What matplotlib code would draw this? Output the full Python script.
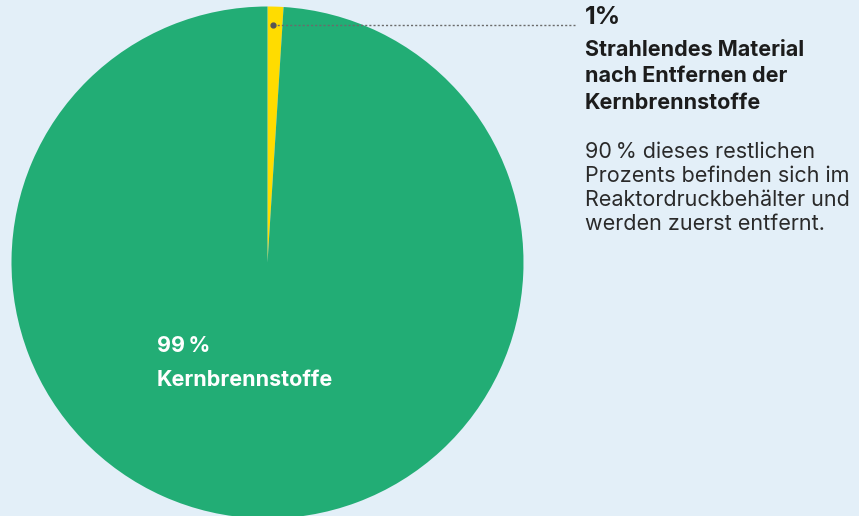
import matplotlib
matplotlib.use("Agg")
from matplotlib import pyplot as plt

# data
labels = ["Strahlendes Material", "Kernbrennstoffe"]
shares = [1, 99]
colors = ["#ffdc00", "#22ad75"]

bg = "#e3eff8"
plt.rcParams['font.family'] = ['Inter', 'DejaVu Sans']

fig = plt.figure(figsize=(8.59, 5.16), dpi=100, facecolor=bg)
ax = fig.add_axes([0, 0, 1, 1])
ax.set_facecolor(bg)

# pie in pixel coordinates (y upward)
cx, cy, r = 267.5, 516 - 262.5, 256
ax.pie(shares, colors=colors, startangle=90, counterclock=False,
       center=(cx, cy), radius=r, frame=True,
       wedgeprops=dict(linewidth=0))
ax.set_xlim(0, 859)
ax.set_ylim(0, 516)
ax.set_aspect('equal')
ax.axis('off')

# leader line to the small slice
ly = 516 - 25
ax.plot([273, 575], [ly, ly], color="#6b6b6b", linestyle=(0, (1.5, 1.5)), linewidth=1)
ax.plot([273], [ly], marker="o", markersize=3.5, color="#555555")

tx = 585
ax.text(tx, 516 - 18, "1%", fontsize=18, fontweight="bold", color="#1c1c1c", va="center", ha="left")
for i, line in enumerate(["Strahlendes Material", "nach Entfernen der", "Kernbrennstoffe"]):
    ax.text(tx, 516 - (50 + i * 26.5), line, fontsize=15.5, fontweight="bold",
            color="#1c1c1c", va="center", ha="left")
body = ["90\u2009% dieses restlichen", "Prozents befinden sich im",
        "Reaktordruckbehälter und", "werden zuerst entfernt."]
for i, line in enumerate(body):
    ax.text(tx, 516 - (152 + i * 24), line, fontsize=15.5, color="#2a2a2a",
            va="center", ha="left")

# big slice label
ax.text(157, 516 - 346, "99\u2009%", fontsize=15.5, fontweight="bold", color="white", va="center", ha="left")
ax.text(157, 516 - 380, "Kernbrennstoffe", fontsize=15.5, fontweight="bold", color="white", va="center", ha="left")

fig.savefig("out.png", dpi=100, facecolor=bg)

◆ ◆ ◆ ◆ ◆

Quote, exactly and only, the lines from the first line of the data above through the line containing "plt.rcParams['font.family'] = ['Inter', 'DejaVu". The pictures do not belong in it.

§ **Right answer**:
What matplotlib code would draw this? Output the full Python script.
import matplotlib
matplotlib.use("Agg")
from matplotlib import pyplot as plt

# data
labels = ["Strahlendes Material", "Kernbrennstoffe"]
shares = [1, 99]
colors = ["#ffdc00", "#22ad75"]

bg = "#e3eff8"
plt.rcParams['font.family'] = ['Inter', 'DejaVu Sans']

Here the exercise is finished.